Given problem :: Your task is to retype, word for word, the lines from the start of the data through the line holding "const y = d3.scaleLinear().domain([0, 50]).range([307.5, 96.5]);". Do not include the pictures.

** Start **

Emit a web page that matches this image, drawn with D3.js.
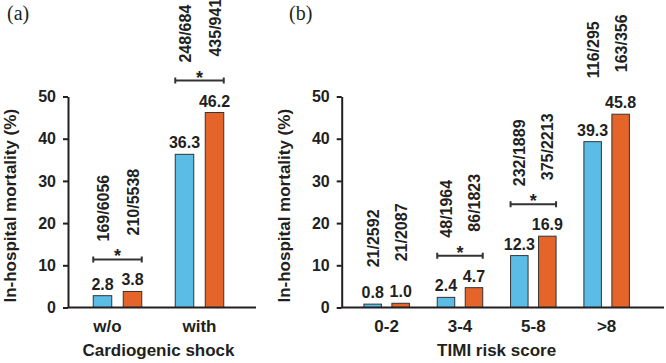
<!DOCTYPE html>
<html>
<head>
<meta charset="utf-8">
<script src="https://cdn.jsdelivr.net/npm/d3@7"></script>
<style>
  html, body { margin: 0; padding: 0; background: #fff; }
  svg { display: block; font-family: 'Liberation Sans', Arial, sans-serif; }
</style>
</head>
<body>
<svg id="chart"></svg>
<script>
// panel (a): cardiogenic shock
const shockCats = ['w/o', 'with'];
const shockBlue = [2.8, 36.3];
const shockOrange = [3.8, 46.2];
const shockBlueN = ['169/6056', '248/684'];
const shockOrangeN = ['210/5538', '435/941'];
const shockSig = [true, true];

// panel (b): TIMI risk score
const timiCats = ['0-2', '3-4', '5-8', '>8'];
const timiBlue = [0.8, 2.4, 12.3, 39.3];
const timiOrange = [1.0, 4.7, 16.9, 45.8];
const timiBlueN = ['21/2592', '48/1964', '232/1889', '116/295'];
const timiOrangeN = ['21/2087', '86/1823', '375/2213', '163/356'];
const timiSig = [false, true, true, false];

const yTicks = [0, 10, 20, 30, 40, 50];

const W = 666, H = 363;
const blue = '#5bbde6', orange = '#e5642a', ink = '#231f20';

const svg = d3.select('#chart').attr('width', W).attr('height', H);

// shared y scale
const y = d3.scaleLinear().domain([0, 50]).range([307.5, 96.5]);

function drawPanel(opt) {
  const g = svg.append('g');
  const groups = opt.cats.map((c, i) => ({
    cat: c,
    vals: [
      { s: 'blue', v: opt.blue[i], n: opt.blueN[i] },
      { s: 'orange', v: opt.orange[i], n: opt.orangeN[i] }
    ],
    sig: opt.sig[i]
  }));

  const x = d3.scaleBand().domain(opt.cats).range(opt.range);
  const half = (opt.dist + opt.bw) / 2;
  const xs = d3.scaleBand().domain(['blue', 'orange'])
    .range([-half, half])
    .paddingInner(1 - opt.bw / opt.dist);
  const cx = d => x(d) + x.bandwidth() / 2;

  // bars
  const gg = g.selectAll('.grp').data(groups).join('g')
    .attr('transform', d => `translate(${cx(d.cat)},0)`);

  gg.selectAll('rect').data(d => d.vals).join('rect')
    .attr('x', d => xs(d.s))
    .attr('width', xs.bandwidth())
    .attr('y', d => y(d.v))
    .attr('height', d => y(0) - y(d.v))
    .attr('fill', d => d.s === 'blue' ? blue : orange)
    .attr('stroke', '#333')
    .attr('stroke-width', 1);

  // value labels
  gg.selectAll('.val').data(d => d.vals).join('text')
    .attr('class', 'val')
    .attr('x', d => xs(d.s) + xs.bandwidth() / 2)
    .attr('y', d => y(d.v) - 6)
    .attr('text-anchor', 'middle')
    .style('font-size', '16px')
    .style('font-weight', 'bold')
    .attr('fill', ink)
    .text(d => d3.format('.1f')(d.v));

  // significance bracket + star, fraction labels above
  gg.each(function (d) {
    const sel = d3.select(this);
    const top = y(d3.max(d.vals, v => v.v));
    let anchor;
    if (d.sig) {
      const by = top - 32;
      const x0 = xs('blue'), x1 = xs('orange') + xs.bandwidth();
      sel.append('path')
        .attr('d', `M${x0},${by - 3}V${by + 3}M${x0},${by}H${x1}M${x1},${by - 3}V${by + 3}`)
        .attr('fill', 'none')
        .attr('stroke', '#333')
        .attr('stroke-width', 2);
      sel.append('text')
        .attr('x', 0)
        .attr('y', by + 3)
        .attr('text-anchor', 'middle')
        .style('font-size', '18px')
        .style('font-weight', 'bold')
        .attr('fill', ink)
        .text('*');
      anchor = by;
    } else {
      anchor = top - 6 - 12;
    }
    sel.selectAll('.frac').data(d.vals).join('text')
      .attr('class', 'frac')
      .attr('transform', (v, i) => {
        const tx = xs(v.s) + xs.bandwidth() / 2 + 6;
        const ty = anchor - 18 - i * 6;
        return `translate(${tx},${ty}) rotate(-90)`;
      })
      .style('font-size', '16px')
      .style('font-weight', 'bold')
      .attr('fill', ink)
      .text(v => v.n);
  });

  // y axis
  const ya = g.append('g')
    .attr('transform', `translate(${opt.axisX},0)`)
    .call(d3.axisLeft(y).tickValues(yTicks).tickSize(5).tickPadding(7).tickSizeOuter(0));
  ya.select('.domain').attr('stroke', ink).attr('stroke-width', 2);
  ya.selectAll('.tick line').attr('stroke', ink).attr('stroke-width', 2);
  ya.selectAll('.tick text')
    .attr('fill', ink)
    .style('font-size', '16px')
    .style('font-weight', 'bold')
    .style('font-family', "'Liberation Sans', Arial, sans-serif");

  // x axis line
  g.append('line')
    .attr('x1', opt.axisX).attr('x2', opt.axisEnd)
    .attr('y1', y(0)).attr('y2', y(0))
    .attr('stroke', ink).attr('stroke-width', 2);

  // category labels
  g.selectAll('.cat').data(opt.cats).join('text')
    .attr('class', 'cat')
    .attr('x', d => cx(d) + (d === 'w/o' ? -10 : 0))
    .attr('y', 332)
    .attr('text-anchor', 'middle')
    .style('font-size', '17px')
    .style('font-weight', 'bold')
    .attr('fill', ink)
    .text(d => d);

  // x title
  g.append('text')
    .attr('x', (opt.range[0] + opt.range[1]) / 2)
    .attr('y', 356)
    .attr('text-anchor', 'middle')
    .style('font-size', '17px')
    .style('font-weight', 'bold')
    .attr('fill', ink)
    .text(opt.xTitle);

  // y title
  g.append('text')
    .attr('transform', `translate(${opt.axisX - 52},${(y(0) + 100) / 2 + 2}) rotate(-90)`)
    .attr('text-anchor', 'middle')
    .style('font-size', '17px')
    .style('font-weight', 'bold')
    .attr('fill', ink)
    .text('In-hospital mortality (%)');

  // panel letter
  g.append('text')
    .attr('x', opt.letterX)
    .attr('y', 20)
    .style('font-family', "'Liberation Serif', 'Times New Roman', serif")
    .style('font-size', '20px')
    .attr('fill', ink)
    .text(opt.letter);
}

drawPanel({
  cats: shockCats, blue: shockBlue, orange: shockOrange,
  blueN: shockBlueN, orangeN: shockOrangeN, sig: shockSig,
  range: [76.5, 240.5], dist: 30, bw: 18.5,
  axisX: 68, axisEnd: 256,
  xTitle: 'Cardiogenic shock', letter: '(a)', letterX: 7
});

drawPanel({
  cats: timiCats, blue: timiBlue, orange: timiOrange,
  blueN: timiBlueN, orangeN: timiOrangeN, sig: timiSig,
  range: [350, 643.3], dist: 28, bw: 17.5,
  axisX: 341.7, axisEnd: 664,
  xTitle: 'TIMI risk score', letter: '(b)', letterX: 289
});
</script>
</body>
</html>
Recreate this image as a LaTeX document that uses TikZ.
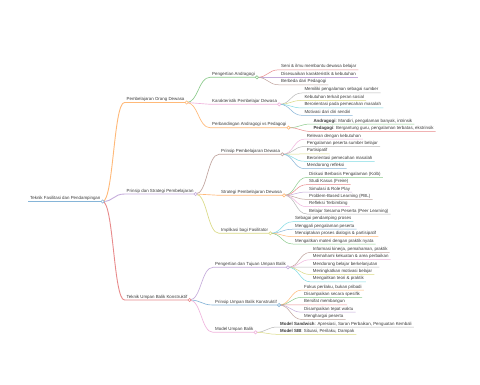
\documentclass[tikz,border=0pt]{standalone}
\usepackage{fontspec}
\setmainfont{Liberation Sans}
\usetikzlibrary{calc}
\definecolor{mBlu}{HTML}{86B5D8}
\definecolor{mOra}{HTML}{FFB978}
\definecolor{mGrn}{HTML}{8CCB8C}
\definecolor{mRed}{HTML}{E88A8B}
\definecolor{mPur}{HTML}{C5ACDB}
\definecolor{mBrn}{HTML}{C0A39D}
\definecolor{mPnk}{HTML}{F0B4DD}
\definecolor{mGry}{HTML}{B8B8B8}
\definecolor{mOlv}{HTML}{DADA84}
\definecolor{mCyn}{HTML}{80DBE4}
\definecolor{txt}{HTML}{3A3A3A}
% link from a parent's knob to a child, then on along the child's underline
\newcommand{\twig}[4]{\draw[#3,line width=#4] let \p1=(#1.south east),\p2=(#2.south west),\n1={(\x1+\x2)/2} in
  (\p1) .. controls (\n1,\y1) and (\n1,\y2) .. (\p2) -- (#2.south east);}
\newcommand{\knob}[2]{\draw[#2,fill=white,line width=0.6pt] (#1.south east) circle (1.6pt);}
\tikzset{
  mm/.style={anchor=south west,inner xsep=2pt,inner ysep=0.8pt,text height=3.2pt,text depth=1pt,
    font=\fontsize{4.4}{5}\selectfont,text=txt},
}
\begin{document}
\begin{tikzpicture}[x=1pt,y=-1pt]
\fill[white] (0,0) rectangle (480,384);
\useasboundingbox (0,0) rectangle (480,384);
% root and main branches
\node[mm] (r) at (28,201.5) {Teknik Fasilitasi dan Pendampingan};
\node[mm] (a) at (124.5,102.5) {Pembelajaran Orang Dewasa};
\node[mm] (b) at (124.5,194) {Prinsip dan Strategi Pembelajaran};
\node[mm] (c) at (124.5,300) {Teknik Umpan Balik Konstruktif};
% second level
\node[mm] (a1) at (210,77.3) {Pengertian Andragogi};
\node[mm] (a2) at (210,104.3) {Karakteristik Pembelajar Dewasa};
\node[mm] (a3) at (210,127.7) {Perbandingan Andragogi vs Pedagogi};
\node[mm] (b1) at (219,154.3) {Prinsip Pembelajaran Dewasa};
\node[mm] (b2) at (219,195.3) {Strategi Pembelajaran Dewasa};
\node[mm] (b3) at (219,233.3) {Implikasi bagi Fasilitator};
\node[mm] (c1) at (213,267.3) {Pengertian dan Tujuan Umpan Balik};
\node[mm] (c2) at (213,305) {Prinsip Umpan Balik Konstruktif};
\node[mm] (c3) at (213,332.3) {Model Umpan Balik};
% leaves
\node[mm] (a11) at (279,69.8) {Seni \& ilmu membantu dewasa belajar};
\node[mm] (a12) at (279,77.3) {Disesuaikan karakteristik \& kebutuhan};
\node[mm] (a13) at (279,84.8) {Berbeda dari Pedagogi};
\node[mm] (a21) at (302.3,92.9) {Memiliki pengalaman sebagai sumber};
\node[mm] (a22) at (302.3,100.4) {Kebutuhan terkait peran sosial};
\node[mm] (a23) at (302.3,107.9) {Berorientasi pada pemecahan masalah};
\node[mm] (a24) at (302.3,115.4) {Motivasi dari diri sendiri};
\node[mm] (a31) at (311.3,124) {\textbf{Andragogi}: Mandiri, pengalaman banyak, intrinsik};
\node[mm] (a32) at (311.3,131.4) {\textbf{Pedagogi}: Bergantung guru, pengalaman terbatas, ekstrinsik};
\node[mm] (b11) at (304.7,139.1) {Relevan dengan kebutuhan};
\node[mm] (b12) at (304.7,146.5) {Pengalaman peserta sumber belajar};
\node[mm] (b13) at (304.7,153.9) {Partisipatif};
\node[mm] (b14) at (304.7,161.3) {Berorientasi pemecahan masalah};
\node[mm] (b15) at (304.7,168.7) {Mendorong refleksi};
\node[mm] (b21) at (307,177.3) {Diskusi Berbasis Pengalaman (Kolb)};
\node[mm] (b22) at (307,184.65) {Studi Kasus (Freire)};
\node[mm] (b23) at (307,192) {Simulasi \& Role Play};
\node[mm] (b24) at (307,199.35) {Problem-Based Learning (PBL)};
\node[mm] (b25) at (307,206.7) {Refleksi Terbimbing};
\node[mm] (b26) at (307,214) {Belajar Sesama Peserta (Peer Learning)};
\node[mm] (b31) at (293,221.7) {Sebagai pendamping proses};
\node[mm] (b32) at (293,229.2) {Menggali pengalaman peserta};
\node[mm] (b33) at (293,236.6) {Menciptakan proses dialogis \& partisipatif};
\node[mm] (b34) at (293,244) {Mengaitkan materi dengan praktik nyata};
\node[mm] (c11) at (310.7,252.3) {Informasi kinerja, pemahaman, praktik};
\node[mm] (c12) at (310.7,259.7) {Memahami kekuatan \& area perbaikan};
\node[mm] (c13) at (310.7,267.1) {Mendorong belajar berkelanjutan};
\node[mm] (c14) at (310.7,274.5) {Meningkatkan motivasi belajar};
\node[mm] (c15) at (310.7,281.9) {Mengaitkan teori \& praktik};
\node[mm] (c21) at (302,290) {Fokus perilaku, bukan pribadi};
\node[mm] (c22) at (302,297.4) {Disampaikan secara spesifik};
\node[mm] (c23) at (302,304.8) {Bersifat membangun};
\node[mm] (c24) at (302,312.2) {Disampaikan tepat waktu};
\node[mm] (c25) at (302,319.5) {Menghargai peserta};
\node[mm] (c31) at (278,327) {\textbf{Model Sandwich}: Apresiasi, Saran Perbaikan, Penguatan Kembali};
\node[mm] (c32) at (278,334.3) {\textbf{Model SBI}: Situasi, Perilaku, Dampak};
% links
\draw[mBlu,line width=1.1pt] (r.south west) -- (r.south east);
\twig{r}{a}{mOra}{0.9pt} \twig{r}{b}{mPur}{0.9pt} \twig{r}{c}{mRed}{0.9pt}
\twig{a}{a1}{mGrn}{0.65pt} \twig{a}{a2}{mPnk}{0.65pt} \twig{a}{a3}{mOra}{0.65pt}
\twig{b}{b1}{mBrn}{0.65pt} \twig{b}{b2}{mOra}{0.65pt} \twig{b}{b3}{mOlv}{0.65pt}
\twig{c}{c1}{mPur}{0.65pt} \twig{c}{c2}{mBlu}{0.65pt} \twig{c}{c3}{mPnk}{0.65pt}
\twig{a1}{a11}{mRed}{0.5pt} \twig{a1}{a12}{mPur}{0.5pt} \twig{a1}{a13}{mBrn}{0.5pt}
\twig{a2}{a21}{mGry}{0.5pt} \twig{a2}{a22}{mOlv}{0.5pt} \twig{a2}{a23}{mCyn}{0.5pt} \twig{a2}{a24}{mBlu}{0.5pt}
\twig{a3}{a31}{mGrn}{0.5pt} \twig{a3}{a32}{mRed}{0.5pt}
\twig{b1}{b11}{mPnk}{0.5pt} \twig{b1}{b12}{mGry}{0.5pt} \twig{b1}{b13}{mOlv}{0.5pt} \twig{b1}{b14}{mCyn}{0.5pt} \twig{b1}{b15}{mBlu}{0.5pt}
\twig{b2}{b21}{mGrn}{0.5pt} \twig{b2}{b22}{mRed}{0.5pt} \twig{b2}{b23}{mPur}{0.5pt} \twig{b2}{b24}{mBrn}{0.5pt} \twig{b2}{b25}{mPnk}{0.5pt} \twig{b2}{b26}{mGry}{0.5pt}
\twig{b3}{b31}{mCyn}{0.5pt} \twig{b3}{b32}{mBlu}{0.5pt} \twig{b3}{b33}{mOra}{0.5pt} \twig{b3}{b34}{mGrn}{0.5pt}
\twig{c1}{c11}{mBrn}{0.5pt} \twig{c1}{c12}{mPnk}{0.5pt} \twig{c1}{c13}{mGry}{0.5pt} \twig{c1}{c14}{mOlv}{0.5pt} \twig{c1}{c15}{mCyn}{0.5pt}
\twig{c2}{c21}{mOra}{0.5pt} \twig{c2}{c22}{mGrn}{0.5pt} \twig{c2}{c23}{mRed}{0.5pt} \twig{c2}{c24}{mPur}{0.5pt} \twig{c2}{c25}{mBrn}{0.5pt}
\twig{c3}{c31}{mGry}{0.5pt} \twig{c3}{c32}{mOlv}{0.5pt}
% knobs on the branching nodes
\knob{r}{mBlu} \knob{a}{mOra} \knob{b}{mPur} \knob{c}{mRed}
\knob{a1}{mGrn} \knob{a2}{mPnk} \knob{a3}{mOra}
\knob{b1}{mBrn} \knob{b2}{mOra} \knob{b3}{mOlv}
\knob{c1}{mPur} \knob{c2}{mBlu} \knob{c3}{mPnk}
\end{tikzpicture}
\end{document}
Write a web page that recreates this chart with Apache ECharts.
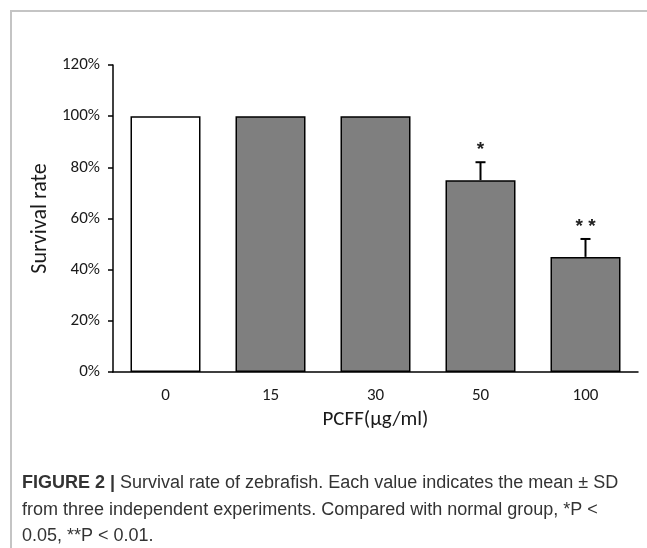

** End **

Written response ::
Emit a web page that matches this image, drawn with D3.js.
<!DOCTYPE html>
<html>
<head>
<meta charset="utf-8">
<script src="https://cdn.jsdelivr.net/npm/d3@7"></script>
<style>
  html, body { margin: 0; padding: 0; background: #fff; }
  svg { display: block; font-family: 'Liberation Sans', Arial, sans-serif; }
</style>
</head>
<body>
<svg id="chart"></svg>
<script>
// panel (a): cardiogenic shock
const shockCats = ['w/o', 'with'];
const shockBlue = [2.8, 36.3];
const shockOrange = [3.8, 46.2];
const shockBlueN = ['169/6056', '248/684'];
const shockOrangeN = ['210/5538', '435/941'];
const shockSig = [true, true];

// panel (b): TIMI risk score
const timiCats = ['0-2', '3-4', '5-8', '>8'];
const timiBlue = [0.8, 2.4, 12.3, 39.3];
const timiOrange = [1.0, 4.7, 16.9, 45.8];
const timiBlueN = ['21/2592', '48/1964', '232/1889', '116/295'];
const timiOrangeN = ['21/2087', '86/1823', '375/2213', '163/356'];
const timiSig = [false, true, true, false];

const yTicks = [0, 10, 20, 30, 40, 50];

const W = 666, H = 363;
const blue = '#5bbde6', orange = '#e5642a', ink = '#231f20';

const svg = d3.select('#chart').attr('width', W).attr('height', H);

// shared y scale
const y = d3.scaleLinear().domain([0, 50]).range([307.5, 96.5]);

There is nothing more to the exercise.